Bangkok (AP) — Thailand’s Constitutional Court announced Wednesday it has declined to hear a case accusing the prime minister of violating the constitution by omitting a sentence from the oath of office he and his government took before HM King Maha Vajiralongkorn.
The issue raised questions about the legitimacy of Prime Minister Prayuth Chan-ocha’s government, which took office in July.
Prayuth failed to include the phrase “I will also uphold and comply with the constitution of the kingdom in every aspect.” It was unclear if the omission was accidental or intentional.
A statement from the court Wednesday said it lacked jurisdiction because the oath was a matter between the executive branch and HM the King.
It also mentioned that the monarch had issued a royal message, delivered late last month but dated the day of the oath-taking, encouraging the Cabinet members to perform their duties according to the oath they swore.
The court’s decision appeared to preclude further legal challenges of Prayuth’s omission. The lower house of Parliament is supposed to debate the matter on Sept. 18 at the request of the opposition, but the court’s position gives Prayuth’s government ammunition to stave off any political attacks.

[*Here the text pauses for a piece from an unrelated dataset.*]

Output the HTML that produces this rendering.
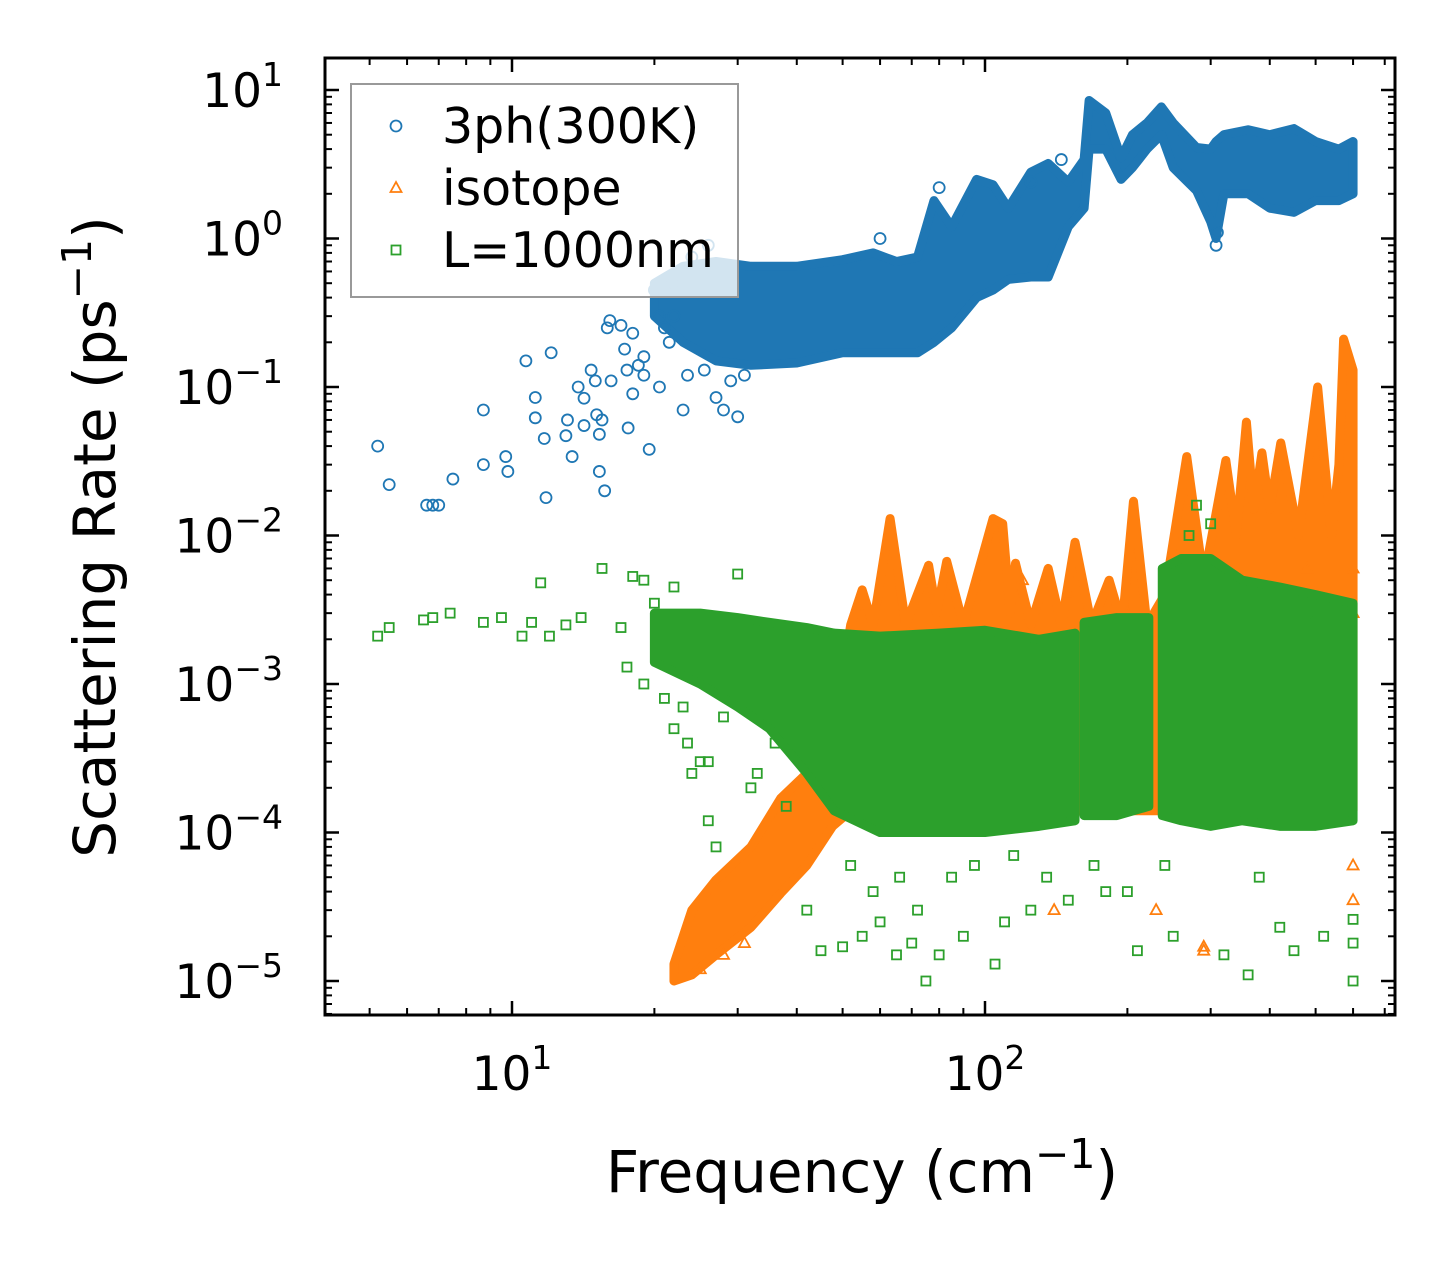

The case went to the Constitutional Court after the state ombudsman forwarded complaints from two citizens who charged that Prayuth’s failure to pledge allegiance to the constitution was a breach of the charter.
Opposition lawmakers pointed out the omission, and Prayuth responded that the matter was not a problem. The ombudsman’s office said he told them he had completed the oath-taking, without elaborating.
The oath is written into the constitution that was adopted in 2017 when Prayuth headed the previous military government.